On est sensibles aussi aux documents qu’a édité la Dgesco en accompagnement des programmes. Ce sont des aides précieuses pour l’application des nouveaux programmes et pour l’évaluation.
On apprécie aussi la scolarisation des moins de 3 ans.
Vos trouvez que cela a progressé ?
La refondation a choisi de scolariser davantage les enfants de moins de 3 ans. Et c’est important. Après ça ne se met pas toujours en place de façon positive sur le terrain…
Enfin le ministère a recrée une formation de maitres formateurs en maternelle ce qui est excellent.
Et ce qui pose problème ?
On n’est pas au niveau d’encadrement des autres pays. En France on compte en moyenne en maternelle 22 enfants par classe alors qu’ailleurs en Europe on est à 12. Il va bien falloir réduire ces effectifs.

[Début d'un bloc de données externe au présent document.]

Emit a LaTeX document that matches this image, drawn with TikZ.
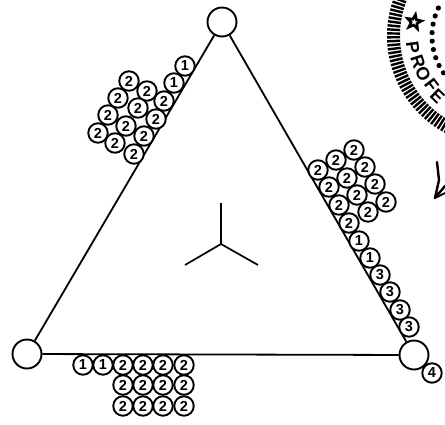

La formation des enseignants a repris. Il faut se rappeler qu’il ya 4 ans on envoyait directement en classe des jeunes qui avaient réussi le concours. Il y a donc nettement du mieux. Mais il faut développer la recherche en Espe sur la maternelle.
On a la chance que notre école maternelle intéresse beaucoup d’autres pays, les pays africains par exemple. C’est l’occasion de développer notre recherche et la formation en Espe.